STATED GOAL: Skip the pictures and quote all of the lines exactly.

DATA SHOWN:
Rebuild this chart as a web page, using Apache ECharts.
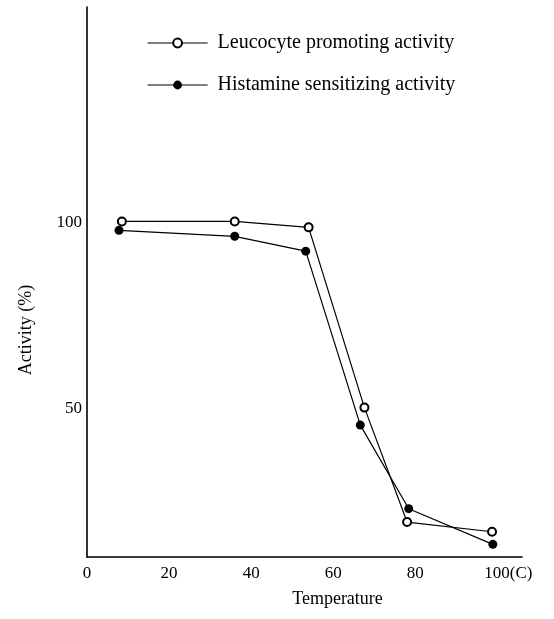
<!DOCTYPE html>
<html>
<head>
<meta charset="utf-8">
<script src="https://cdn.jsdelivr.net/npm/echarts@6/dist/echarts.min.js"></script>
<style>
  html, body { margin: 0; padding: 0; background: #fff; }
  #chart { width: 554px; height: 619px; }
</style>
</head>
<body>
<div id="chart"></div>
<script>
// Heat stability of the two activities — temperature vs remaining activity
var temperatureLeuco = [8.5, 36, 54, 67.6, 78, 98.7];
var activityLeuco = [100.3, 100.3, 98.7, 50.2, 19.4, 16.8];
var temperatureHista = [7.8, 36, 53.3, 66.6, 78.4, 98.9];
var activityHista = [97.9, 96.3, 92.3, 45.5, 23.0, 13.4];
var seriesNames = ['Leucocyte promoting activity', 'Histamine sensitizing activity'];
var xTicks = [0, 20, 40, 60, 80, 100];
var yTicks = [50, 100];

function pairs(xs, ys) {
  return xs.map(function (x, i) { return [x, ys[i]]; });
}

var ink = '#000';
var serif = '"Liberation Serif", "DejaVu Serif", serif';

var chart = echarts.init(document.getElementById('chart'), null, { renderer: 'canvas' });
chart.setOption({
  animation: false,
  backgroundColor: '#fff',
  grid: { left: 87, right: 32, top: 7, bottom: 62 },
  legend: {
    orient: 'vertical',
    left: 147,
    top: 33,
    padding: 0,
    itemWidth: 60,
    itemHeight: 11,
    itemGap: 22,
    data: seriesNames,
    lineStyle: { color: ink, width: 1.2 },
    textStyle: { color: ink, fontFamily: serif, fontSize: 20, padding: [0, 0, 0, 5] }
  },
  xAxis: {
    type: 'value',
    min: 0,
    max: 106,
    interval: 20,
    name: 'Temperature',
    nameLocation: 'middle',
    nameGap: 33,
    nameTextStyle: { color: ink, fontFamily: serif, fontSize: 18, padding: [0, 0, 0, 66] },
    axisLine: { lineStyle: { color: ink, width: 1.6 } },
    axisTick: { show: false },
    splitLine: { show: false },
    axisLabel: {
      color: ink,
      fontFamily: serif,
      fontSize: 17,
      margin: 8,
      showMaxLabel: false,
      formatter: function (v) {
        if (xTicks.indexOf(v) < 0) return '';
        return v === 100 ? '{p|}100(C)' : String(v);
      },
      rich: { p: { width: 22 } }
    }
  },
  yAxis: {
    type: 'value',
    min: 10,
    max: 158,
    interval: 10,
    name: 'Activity (%)',
    nameLocation: 'middle',
    nameRotate: 90,
    nameGap: 52,
    nameTextStyle: { color: ink, fontFamily: serif, fontSize: 18, padding: [0, 96, 0, 0] },
    axisLine: { show: true, lineStyle: { color: ink, width: 1.6 } },
    axisTick: { show: false },
    splitLine: { show: false },
    axisLabel: {
      color: ink,
      fontFamily: serif,
      fontSize: 17,
      margin: 5,
      formatter: function (v) { return yTicks.indexOf(v) >= 0 ? String(v) : ''; }
    }
  },
  series: [
    {
      name: seriesNames[0],
      type: 'line',
      data: pairs(temperatureLeuco, activityLeuco),
      symbol: 'emptyCircle',
      symbolSize: 8,
      lineStyle: { color: ink, width: 1.2 },
      itemStyle: { color: ink, borderColor: ink, borderWidth: 1.3 }
    },
    {
      name: seriesNames[1],
      type: 'line',
      data: pairs(temperatureHista, activityHista),
      symbol: 'circle',
      symbolSize: 9,
      lineStyle: { color: ink, width: 1.2 },
      itemStyle: { color: ink }
    }
  ]
});
window.addEventListener('resize', function () { chart.resize(); });
</script>
</body>
</html>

THE RESPONSE:
Rebuild this chart as a web page, using Apache ECharts.
<!DOCTYPE html>
<html>
<head>
<meta charset="utf-8">
<script src="https://cdn.jsdelivr.net/npm/echarts@6/dist/echarts.min.js"></script>
<style>
  html, body { margin: 0; padding: 0; background: #fff; }
  #chart { width: 554px; height: 619px; }
</style>
</head>
<body>
<div id="chart"></div>
<script>
// Heat stability of the two activities — temperature vs remaining activity
var temperatureLeuco = [8.5, 36, 54, 67.6, 78, 98.7];
var activityLeuco = [100.3, 100.3, 98.7, 50.2, 19.4, 16.8];
var temperatureHista = [7.8, 36, 53.3, 66.6, 78.4, 98.9];
var activityHista = [97.9, 96.3, 92.3, 45.5, 23.0, 13.4];
var seriesNames = ['Leucocyte promoting activity', 'Histamine sensitizing activity'];
var xTicks = [0, 20, 40, 60, 80, 100];
var yTicks = [50, 100];

function pairs(xs, ys) {
  return xs.map(function (x, i) { return [x, ys[i]]; });
}

var ink = '#000';
var serif = '"Liberation Serif", "DejaVu Serif", serif';

var chart = echarts.init(document.getElementById('chart'), null, { renderer: 'canvas' });
chart.setOption({
  animation: false,
  backgroundColor: '#fff',
  grid: { left: 87, right: 32, top: 7, bottom: 62 },
  legend: {
    orient: 'vertical',
    left: 147,
    top: 33,
    padding: 0,
    itemWidth: 60,
    itemHeight: 11,
    itemGap: 22,
    data: seriesNames,
    lineStyle: { color: ink, width: 1.2 },
    textStyle: { color: ink, fontFamily: serif, fontSize: 20, padding: [0, 0, 0, 5] }
  },
  xAxis: {
    type: 'value',
    min: 0,
    max: 106,
    interval: 20,
    name: 'Temperature',
    nameLocation: 'middle',
    nameGap: 33,
    nameTextStyle: { color: ink, fontFamily: serif, fontSize: 18, padding: [0, 0, 0, 66] },
    axisLine: { lineStyle: { color: ink, width: 1.6 } },
    axisTick: { show: false },
    splitLine: { show: false },
    axisLabel: {
      color: ink,
      fontFamily: serif,
      fontSize: 17,
      margin: 8,
      showMaxLabel: false,
      formatter: function (v) {
        if (xTicks.indexOf(v) < 0) return '';
        return v === 100 ? '{p|}100(C)' : String(v);
      },
      rich: { p: { width: 22 } }
    }
  },
  yAxis: {
    type: 'value',
    min: 10,
    max: 158,
    interval: 10,
    name: 'Activity (%)',
    nameLocation: 'middle',
    nameRotate: 90,
    nameGap: 52,
    nameTextStyle: { color: ink, fontFamily: serif, fontSize: 18, padding: [0, 96, 0, 0] },
    axisLine: { show: true, lineStyle: { color: ink, width: 1.6 } },
    axisTick: { show: false },
    splitLine: { show: false },
    axisLabel: {
      color: ink,
      fontFamily: serif,
      fontSize: 17,
      margin: 5,
      formatter: function (v) { return yTicks.indexOf(v) >= 0 ? String(v) : ''; }
    }
  },
  series: [
    {
      name: seriesNames[0],
      type: 'line',
      data: pairs(temperatureLeuco, activityLeuco),
      symbol: 'emptyCircle',
      symbolSize: 8,
      lineStyle: { color: ink, width: 1.2 },
      itemStyle: { color: ink, borderColor: ink, borderWidth: 1.3 }
    },
    {
      name: seriesNames[1],
      type: 'line',
      data: pairs(temperatureHista, activityHista),
      symbol: 'circle',
      symbolSize: 9,
      lineStyle: { color: ink, width: 1.2 },
      itemStyle: { color: ink }
    }
  ]
});
window.addEventListener('resize', function () { chart.resize(); });
</script>
</body>
</html>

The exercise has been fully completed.